Problem description » Find how many lines hold the word "this". Give only the number.

Rows »
^^^^^^^^

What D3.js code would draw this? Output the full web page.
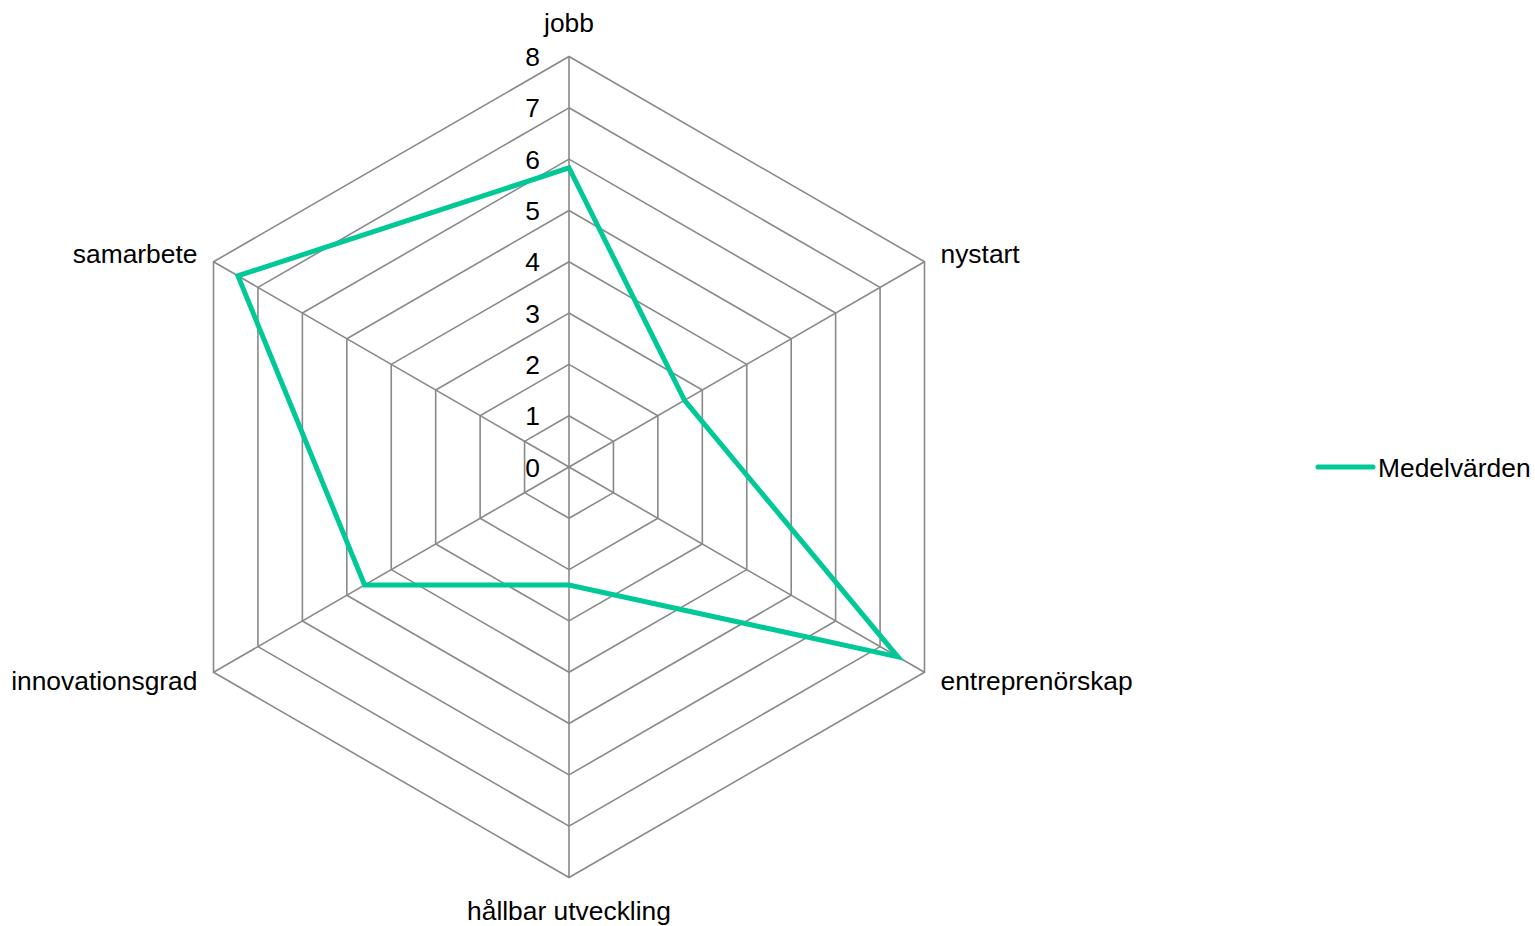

^^^^^^^^

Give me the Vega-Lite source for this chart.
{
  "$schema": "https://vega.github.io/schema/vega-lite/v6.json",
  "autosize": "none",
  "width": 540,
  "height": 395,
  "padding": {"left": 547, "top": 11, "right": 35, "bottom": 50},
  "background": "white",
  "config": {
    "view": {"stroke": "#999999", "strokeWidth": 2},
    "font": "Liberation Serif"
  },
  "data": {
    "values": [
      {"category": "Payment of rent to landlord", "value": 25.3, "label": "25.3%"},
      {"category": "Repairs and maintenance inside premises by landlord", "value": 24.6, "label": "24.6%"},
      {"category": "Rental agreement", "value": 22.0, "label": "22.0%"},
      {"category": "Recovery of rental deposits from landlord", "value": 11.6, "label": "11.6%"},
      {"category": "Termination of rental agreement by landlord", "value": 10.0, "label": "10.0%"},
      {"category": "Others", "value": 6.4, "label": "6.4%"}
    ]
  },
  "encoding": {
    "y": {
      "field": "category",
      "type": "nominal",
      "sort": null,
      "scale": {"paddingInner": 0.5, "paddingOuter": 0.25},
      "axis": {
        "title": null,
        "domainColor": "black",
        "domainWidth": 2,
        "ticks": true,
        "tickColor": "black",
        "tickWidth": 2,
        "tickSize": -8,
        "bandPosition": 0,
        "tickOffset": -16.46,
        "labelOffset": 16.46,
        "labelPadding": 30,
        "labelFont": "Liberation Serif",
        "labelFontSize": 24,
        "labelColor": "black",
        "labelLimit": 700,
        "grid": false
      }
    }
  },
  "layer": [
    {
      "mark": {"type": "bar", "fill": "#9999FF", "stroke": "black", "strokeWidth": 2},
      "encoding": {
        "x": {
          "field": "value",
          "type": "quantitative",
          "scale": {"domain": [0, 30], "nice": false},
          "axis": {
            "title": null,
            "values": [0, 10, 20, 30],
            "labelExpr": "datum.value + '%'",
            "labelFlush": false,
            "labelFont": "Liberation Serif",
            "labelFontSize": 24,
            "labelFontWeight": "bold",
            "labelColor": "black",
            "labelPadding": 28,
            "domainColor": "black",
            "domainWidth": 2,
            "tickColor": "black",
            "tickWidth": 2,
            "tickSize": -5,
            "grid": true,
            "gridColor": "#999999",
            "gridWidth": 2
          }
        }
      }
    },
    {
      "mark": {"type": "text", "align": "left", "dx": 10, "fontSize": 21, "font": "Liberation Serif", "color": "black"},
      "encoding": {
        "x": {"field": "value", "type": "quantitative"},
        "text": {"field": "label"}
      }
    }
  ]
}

^^^^^^^^

Correct answer » 2